Transformers VS Godzilla–Rodan would be turning in his grave. Pacific Rim is dim cgi that descends into a poor soap opera with a preposterous ending. Charlie played Charlie and was the only thing worth watching in this sad mess that even the gorgeous Idris Elba couldn’t save.
Oz the Great and Powerful would be more apt retitled as Oz the lackluster and disappointing. Starring a cast of current studio favorites, James Franco,Mila Kunis,Rachel Weisz and Michelle Williams to name a few. This gathering of a cast that should–could have pulled off the fantasy seemed to wander between over the top and flat observations. CGI replaced story and charm–of any kind is obvious in its absence. The slippery con man of James Franco is more cartoon than character, Mila Kunis masters the monotone with amazing precision. Michelle Williams is a great Barbie impersonator, leaving Rachel Weisz to give evil a good name. What should have been a charming rendition of a beloved American fantasy came off as actors lacking conviction, some nerds in a room piling as much FX as they could and a superficial glance at a beautifully created world. Liberties were taken–as filmmakers often do (Dorothy Gale the kissed girl), except this time it was more miss than hit. This movie seemed unable to decided if it was capturing the audience of the child or the adult–instead of being a great compilation of the two it misses out on both. Another disappointing adaptation of a truly wonderful story.
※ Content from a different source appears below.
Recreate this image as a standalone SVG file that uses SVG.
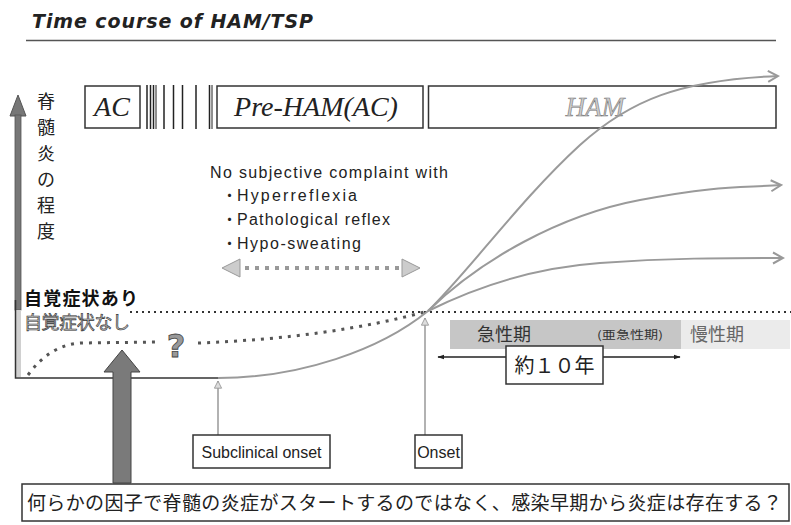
<svg xmlns="http://www.w3.org/2000/svg" width="791" height="525" viewBox="0 0 791 525">
<style>
.bx{fill:#fff;stroke:#333;stroke-width:1.5}
.cv{fill:none;stroke:#9a9a9a;stroke-width:2}
.jp{font-family:"Noto Sans CJK JP","Noto Sans CJK SC",sans-serif}
.en{font-family:"Liberation Sans",Arial,sans-serif}
.ti{font-family:"Liberation Serif","Times New Roman",serif;font-style:italic}
.vl{stroke:#222}
</style>
<defs>
<marker id="open" viewBox="0 0 14 14" refX="12" refY="7" markerWidth="14" markerHeight="14" markerUnits="userSpaceOnUse" orient="auto">
<path d="M2,1.5 L12,7 L2,12.5" fill="none" stroke="#999" stroke-width="2"/>
</marker>
<marker id="tip" viewBox="0 0 10 10" refX="9" refY="5" markerWidth="9" markerHeight="9" markerUnits="userSpaceOnUse" orient="auto">
<path d="M1,1 L9,5 L1,9 z" fill="#ddd" stroke="#999" stroke-width="1"/>
</marker>
<marker id="blk" viewBox="0 0 10 10" refX="9" refY="5" markerWidth="7" markerHeight="7" markerUnits="userSpaceOnUse" orient="auto-start-reverse">
<path d="M0,1.5 L10,5 L0,8.5 z" fill="#222"/>
</marker>
</defs>
<rect width="791" height="525" fill="#fff"/>

<g id="title">
<text x="32" y="28" font-family="DejaVu Sans,Verdana,sans-serif" font-weight="bold" font-style="italic" font-size="19" fill="#222" textLength="281" lengthAdjust="spacing">Time course of HAM/TSP</text>
<line x1="26" y1="40.5" x2="776" y2="40.5" stroke="#555" stroke-width="1.5"/>
</g>

<g id="box-ac">
<rect class="bx" x="85" y="86" width="55" height="42"/>
<text class="ti" x="112" y="116" font-size="28" text-anchor="middle" fill="#222">AC</text>
</g>
<g id="separator-lines">
<line class="vl" x1="147" y1="85" x2="147" y2="129" stroke-width="1.5"/>
<line class="vl" x1="150.5" y1="85" x2="150.5" y2="129" stroke-width="1.5"/>
<line class="vl" x1="153.5" y1="85" x2="153.5" y2="129" stroke-width="1.5"/>
<line class="vl" x1="156" y1="85" x2="156" y2="129" stroke-width="1"/>
<line class="vl" x1="164" y1="85" x2="164" y2="129" stroke-width="1.5"/>
<line class="vl" x1="173.5" y1="85" x2="173.5" y2="129" stroke-width="1.5"/>
<line class="vl" x1="182.5" y1="85" x2="182.5" y2="129" stroke-width="1.5"/>
<line class="vl" x1="196" y1="85" x2="196" y2="129" stroke-width="1.5"/>
<line class="vl" x1="209.5" y1="85" x2="209.5" y2="129" stroke-width="1.5"/>
<line class="vl" x1="212" y1="85" x2="212" y2="129" stroke-width="1"/>
</g>
<g id="box-prehAM">
<rect class="bx" x="217" y="86" width="206" height="42"/>
<text class="ti" x="316" y="116" font-size="28" text-anchor="middle" fill="#222">Pre-HAM(AC)</text>
</g>
<g id="box-ham">
<rect class="bx" x="428.5" y="86" width="347.5" height="42"/>
<text class="ti" x="595" y="116" font-size="27" text-anchor="middle" fill="#ccc" stroke="#777" stroke-width="0.6">HAM</text>
</g>

<g id="y-axis">
<polygon points="18,95 10,116 26,116" fill="#777" stroke="#555" stroke-width="1"/>
<rect x="15" y="115" width="6" height="195" fill="#777" stroke="#555" stroke-width="0.8"/>
<rect x="15" y="310" width="6" height="67" fill="#d0d0d0"/>
<path d="M15.5,300 V378 H218" fill="none" stroke="#333" stroke-width="1.5"/>
<g class="jp" font-size="18" fill="#222" text-anchor="middle">
<text x="46" y="108">脊</text>
<text x="46" y="134">髄</text>
<text x="46" y="160">炎</text>
<text x="46" y="186">の</text>
<text x="46" y="212">程</text>
<text x="46" y="238">度</text>
</g>
</g>

<g id="label-aware">
<text class="jp" x="24" y="305" font-size="18" font-weight="bold" fill="#111" textLength="114" lengthAdjust="spacing">自覚症状あり</text>
</g>
<g id="label-unaware">
<text class="jp" x="24" y="329" font-size="18" fill="#bbb" stroke="#333" stroke-width="0.6" textLength="106" lengthAdjust="spacing">自覚症状なし</text>
</g>

<g id="complaints" class="en" fill="#222">
<text x="210" y="178" font-size="16" textLength="238" lengthAdjust="spacing">No subjective complaint with</text>
<text class="jp" x="222" y="201" font-size="15">・</text>
<text x="237" y="201" font-size="16" textLength="120" lengthAdjust="spacing">Hyperreflexia</text>
<text class="jp" x="222" y="225" font-size="15">・</text>
<text x="237" y="225" font-size="16" textLength="153" lengthAdjust="spacing">Pathological reflex</text>
<text class="jp" x="222" y="249" font-size="15">・</text>
<text x="237" y="249" font-size="16" textLength="124" lengthAdjust="spacing">Hypo-sweating</text>
</g>

<g id="acute-band">
<rect x="450" y="320" width="231" height="29" fill="#c6c6c6"/>
<rect x="681" y="320" width="109" height="29" fill="#ebebeb"/>
<text class="jp" x="477" y="341" font-size="18" fill="#333">急性期</text>
<text class="jp" x="597" y="339" font-size="11" fill="#333" textLength="66" lengthAdjust="spacingAndGlyphs">(亜急性期)</text>
<text class="jp" x="690" y="341" font-size="18" fill="#666">慢性期</text>
</g>

<g id="connectors">
<line x1="130" y1="312" x2="791" y2="312" stroke="#333" stroke-width="2" stroke-dasharray="2 4"/>
<path d="M28,375 Q50,345 80,343 L157,342" fill="none" stroke="#555" stroke-width="3" stroke-dasharray="3 6"/>
<path d="M198,343 Q330,338 428,311" fill="none" stroke="#555" stroke-width="3" stroke-dasharray="3 6"/>
<path class="cv" d="M218,378 C300,378 380,350 428,311"/>
<path class="cv" d="M428,311 C470,270 520,200 580,145 C630,100 680,80 778,76" marker-end="url(#open)"/>
<path class="cv" d="M428,311 C480,260 560,215 640,200 S740,188 781,185" marker-end="url(#open)"/>
<path class="cv" d="M428,311 C470,290 530,268 600,263 S720,258 783,258" marker-end="url(#open)"/>
<g id="dashed-range">
<polygon points="222,268 240,259 240,277" fill="#ccc" stroke="#999" stroke-width="1"/>
<line x1="245" y1="268" x2="399" y2="268" stroke="#999" stroke-width="4" stroke-dasharray="4 6"/>
<polygon points="420,268 402,259 402,277" fill="#ccc" stroke="#999" stroke-width="1"/>
</g>
<line x1="218" y1="435" x2="218" y2="381" stroke="#999" stroke-width="1.5" marker-end="url(#tip)"/>
<line x1="425" y1="435" x2="425" y2="318" stroke="#999" stroke-width="1.5" marker-end="url(#tip)"/>
<line x1="438" y1="357" x2="680" y2="357" stroke="#222" stroke-width="1.5" marker-start="url(#blk)" marker-end="url(#blk)"/>
</g>

<g id="ten-years">
<rect class="bx" x="506" y="346" width="97" height="38"/>
<text class="jp" x="554.5" y="373" font-size="20" text-anchor="middle" fill="#222">約１０年</text>
</g>

<g id="question">
<text x="176" y="357" font-family="DejaVu Sans,sans-serif" font-weight="bold" font-size="32" text-anchor="middle" fill="#999" stroke="#444" stroke-width="0.8">?</text>
</g>

<g id="big-arrow">
<polygon points="113,483 113,372 104,372 122,350 140,372 131,372 131,483" fill="#7a7a7a" stroke="#444" stroke-width="1"/>
</g>

<g id="subclinical-onset">
<rect class="bx" x="193" y="435" width="137" height="33"/>
<text class="en" x="261.5" y="458" font-size="16" text-anchor="middle" fill="#222">Subclinical onset</text>
</g>
<g id="onset">
<rect class="bx" x="415" y="435" width="47" height="33"/>
<text class="en" x="438.5" y="458" font-size="16" text-anchor="middle" fill="#222">Onset</text>
</g>

<g id="bottom-note">
<rect x="22" y="484" width="767" height="37" fill="#fff" stroke="#333" stroke-width="1.5"/>
<text class="jp" x="27" y="510" font-size="19" fill="#222" textLength="755" lengthAdjust="spacing">何らかの因子で脊髄の炎症がスタートするのではなく、感染早期から炎症は存在する？</text>
</g>
</svg>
6.5/10 Should have respected the Author more and the self-indulgence less.
As I was working I suddenly became aware of a repetition in this book. There seemed to be a disappropriate amount of number four and turning left. Building four, room four, four streets, four floors, four people. And then everyone was turning left. Left into, left out of, left hand, left tilt. Finding this strange I stopped to consider the significance of numbers–at least the numbers in this story. The first place I came across was a numerology site that explained if number four was your life path number then you were steadfast, loyal and hardworking. It is not my life path number, but I was amazed at what else they linked to it. It is the Emperor in tarot, Saturn in astrology, chin in Iching,the element earth, red and orange aura. Perplexed as how all this interconnected I went to another site which then told me the cultural aspects of the number four.
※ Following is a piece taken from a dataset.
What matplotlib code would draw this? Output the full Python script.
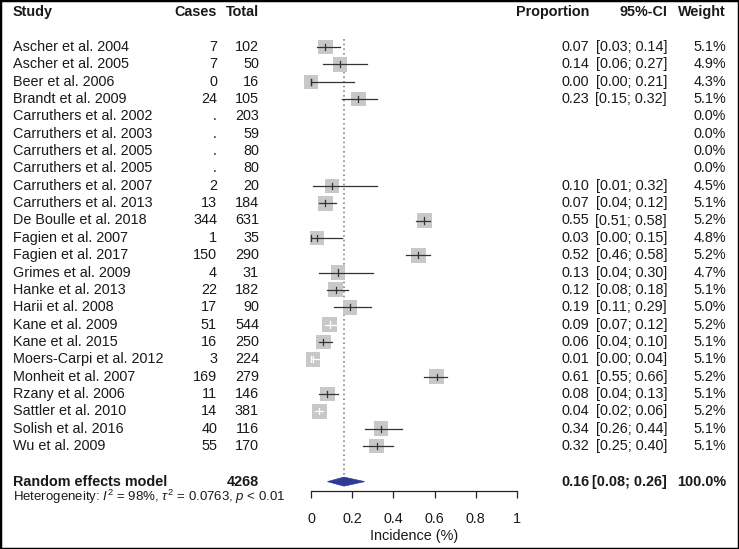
import numpy as np
import matplotlib.pyplot as plt
from matplotlib.patches import Rectangle, Polygon

plt.rcParams['font.family'] = ['Liberation Sans', 'DejaVu Sans']
plt.rcParams['mathtext.fontset'] = 'custom'
plt.rcParams['mathtext.rm'] = 'Liberation Sans'
plt.rcParams['mathtext.it'] = 'Liberation Sans:italic'

# data
studies = ['Ascher et al. 2004', 'Ascher et al. 2005', 'Beer et al. 2006', 'Brandt et al. 2009',
           'Carruthers et al. 2002', 'Carruthers et al. 2003', 'Carruthers et al. 2005',
           'Carruthers et al. 2005', 'Carruthers et al. 2007', 'Carruthers et al. 2013',
           'De Boulle et al. 2018', 'Fagien et al. 2007', 'Fagien et al. 2017', 'Grimes et al. 2009',
           'Hanke et al. 2013', 'Harii et al. 2008', 'Kane et al. 2009', 'Kane et al. 2015',
           'Moers-Carpi et al. 2012', 'Monheit et al. 2007', 'Rzany et al. 2006',
           'Sattler et al. 2010', 'Solish et al. 2016', 'Wu et al. 2009']
cases = ['7', '7', '0', '24', '.', '.', '.', '.', '2', '13', '344', '1', '150', '4', '22', '17',
         '51', '16', '3', '169', '11', '14', '40', '55']
totals = [102, 50, 16, 105, 203, 59, 80, 80, 20, 184, 631, 35, 290, 31, 182, 90, 544, 250,
          224, 279, 146, 381, 116, 170]
prop = [0.07, 0.14, 0.00, 0.23, None, None, None, None, 0.10, 0.07, 0.55, 0.03, 0.52, 0.13,
        0.12, 0.19, 0.09, 0.06, 0.01, 0.61, 0.08, 0.04, 0.34, 0.32]
lower = [0.03, 0.06, 0.00, 0.15, None, None, None, None, 0.01, 0.04, 0.51, 0.00, 0.46, 0.04,
         0.08, 0.11, 0.07, 0.04, 0.00, 0.55, 0.04, 0.02, 0.26, 0.25]
upper = [0.14, 0.27, 0.21, 0.32, None, None, None, None, 0.32, 0.12, 0.58, 0.15, 0.58, 0.30,
         0.18, 0.29, 0.12, 0.10, 0.04, 0.66, 0.13, 0.06, 0.44, 0.40]
weight = [5.1, 4.9, 4.3, 5.1, 0.0, 0.0, 0.0, 0.0, 4.5, 5.1, 5.2, 4.8, 5.2, 4.7, 5.1, 5.0,
          5.2, 5.1, 5.1, 5.2, 5.1, 5.2, 5.1, 5.1]
pooled = 0.16
pooled_lo = 0.08
pooled_hi = 0.26
total_n = 4268
ticks = [0, 0.2, 0.4, 0.6, 0.8, 1]

W, H = 739, 549
x0_px, unit_px = 311, 206      # pixel of x=0, pixels per unit
row0_px, row_px = 47, 17.35    # pixel of first study row, row spacing

fig = plt.figure(figsize=(W / 100, H / 100), dpi=100)
ax = fig.add_axes([0, 0, 1, 1])
ax.set_xlim(-x0_px / unit_px, (W - x0_px) / unit_px)
ax.set_ylim(1 + (H - row0_px) / row_px, 1 - row0_px / row_px)
ax.axis('off')


def px(p):
    return (p - x0_px) / unit_px


fs = 10.4
tc = '#1a1a1a'
n = len(studies)
rows = np.arange(1, n + 1)

# header
ax.text(px(13), -1, 'Study', ha='left', va='center', fontsize=fs, fontweight='bold', color=tc)
ax.text(px(217), -1, 'Cases', ha='right', va='center', fontsize=fs, fontweight='bold', color=tc)
ax.text(px(259), -1, 'Total', ha='right', va='center', fontsize=fs, fontweight='bold', color=tc)
ax.text(px(589), -1, 'Proportion', ha='right', va='center', fontsize=fs, fontweight='bold', color=tc)
ax.text(px(667), -1, '95%-CI', ha='right', va='center', fontsize=fs, fontweight='bold', color=tc)
ax.text(px(726), -1, 'Weight', ha='right', va='center', fontsize=fs, fontweight='bold', color=tc)

# reference line at pooled estimate
ax.plot([pooled, pooled], [0.55, 25.7], color='#888888', lw=1.2, ls=(0, (1.0, 1.8)), zorder=1)

for r, s, c, t, p, lo, hi, w in zip(rows, studies, cases, totals, prop, lower, upper, weight):
    ax.text(px(13), r, s, ha='left', va='center', fontsize=fs, color=tc)
    ax.text(px(217), r, c, ha='right', va='center', fontsize=fs, color=tc)
    ax.text(px(259), r, str(t), ha='right', va='center', fontsize=fs, color=tc)
    ax.text(px(726), r, f'{w:.1f}%', ha='right', va='center', fontsize=fs, color=tc)
    if p is None:
        continue
    ax.text(px(589), r, f'{p:.2f}', ha='right', va='center', fontsize=fs, color=tc)
    ax.text(px(667), r, f'[{lo:.2f}; {hi:.2f}]', ha='right', va='center', fontsize=fs, color=tc)
    side = 15 * np.sqrt(w / 5.2)
    hw = side / 2 / unit_px
    hh = side / 2 / row_px
    ax.add_patch(Rectangle((p - hw, r - hh), 2 * hw, 2 * hh, facecolor='#c8c8c8',
                           edgecolor='none', zorder=2))
    lc = 'white' if (p - lo) < hw and (hi - p) < hw else '#333333'
    ax.plot([lo, hi], [r, r], color=lc, lw=0.9, zorder=3)
    ax.plot([p, p], [r - 0.18, r + 0.18], color=lc, lw=0.9, zorder=3)
    if lo == 0.0:
        ax.plot([lo, lo], [r - 0.18, r + 0.18], color=lc, lw=0.9, zorder=3)

# random effects model
rr = 26.05
ax.text(px(13), rr, 'Random effects model', ha='left', va='center', fontsize=fs,
        fontweight='bold', color=tc)
ax.text(px(259), rr, str(total_n), ha='right', va='center', fontsize=fs, fontweight='bold', color=tc)
ax.text(px(589), rr, f'{pooled:.2f}', ha='right', va='center', fontsize=fs, fontweight='bold', color=tc)
ax.text(px(667), rr, f'[{pooled_lo:.2f}; {pooled_hi:.2f}]', ha='right', va='center', fontsize=fs,
        fontweight='bold', color=tc)
ax.text(px(726), rr, '100.0%', ha='right', va='center', fontsize=fs, fontweight='bold', color=tc)
ax.add_patch(Polygon([[pooled_lo, rr], [pooled, rr - 0.26], [pooled_hi, rr], [pooled, rr + 0.26]],
                     closed=True, facecolor='#2e3b96', edgecolor='#2e3b96', lw=0.5, zorder=3))
ax.text(px(13), 26.95, r'Heterogeneity: $I^2$ = 98%, $\tau^2$ = 0.0763, $p$ < 0.01',
        ha='left', va='center', fontsize=9.5, color=tc)

# x axis
ax2 = fig.add_axes([x0_px / W, 1 - 491 / H, unit_px / W, 0.0001])
ax2.set_xlim(0, 1)
ax2.set_ylim(0, 1)
ax2.patch.set_visible(False)
for sp in ['top', 'left', 'right']:
    ax2.spines[sp].set_visible(False)
ax2.spines['bottom'].set_color('#222222')
ax2.spines['bottom'].set_linewidth(0.9)
ax2.set_yticks([])
ax2.set_xticks(ticks)
ax2.set_xticklabels([f'{t:g}' for t in ticks], fontsize=fs, color=tc)
ax2.tick_params(axis='x', direction='out', length=5, width=0.9, color='#222222', pad=10)
ax2.set_xlabel('Incidence (%)', fontsize=fs, color=tc, labelpad=2)

fig.patches.append(Rectangle((0, 0), 1, 1, transform=fig.transFigure, fill=False,
                             edgecolor='black', lw=2.5))

fig.savefig('out.png', dpi=100)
Four is the fourth dimension where time is illusion yet is also manifestation, it is static whole and rational. There are four seasons, cardinal points, elements, four sides to a square and four arms to a cross. In Buddhism the Tree of Life has four limbs, for the Chinese four is the number of the earth, in the Kabbalah four is memory. It has multiple meanings in the Bible, Torah, Fibonacci, even to the amount of letters in a Deity’s name down to the name of a movie. It was becoming all too confusing and interconnected with things that had no relation to a small story from somewhere. So I left the esoteric ponderings to others, unless we all should really be measuring wooden kiosks in the street.
Whenever I reach the midpoint of a book I become inexplicably depressed and instead of celebrating the achievement I decide it is all rubbish and not worth the effort. I feel as if I have lost the thread of meaning that drives it all and suddenly it becomes no more than a wandering bunch of words. While I realise everyone has their own creative process, I do wonder if they go through such a low. Not only do I lose connection with the work I even doubt if there is any meaning or even purpose to the story. Usually, I continue through it and work on something else as I accept that time will solve this standstill. My latest work is one so alien to my usual style that I am left wondering if I can ever get back on that path. I am convinced that this happens to me because I do not make a well planned outline. Those who take the time to ensure they know exactly where their story should be will also know where it should go. For me, this is too limiting as I prefer to let it go where it takes me. This, of course, means there is always a corner I have no way out of, a back against a wall without ending and a resolution with too many threads. I have decided to write a thriller and do it via a very detailed and well thought out outline. The more I think about that outline–the longer it sits on the back burner. I suppose the price I pay for my method is to wander in circles for a while and hopefully find which door actually leads to the exit.Of course I expect to find Jojo there chewing on one of my shoes.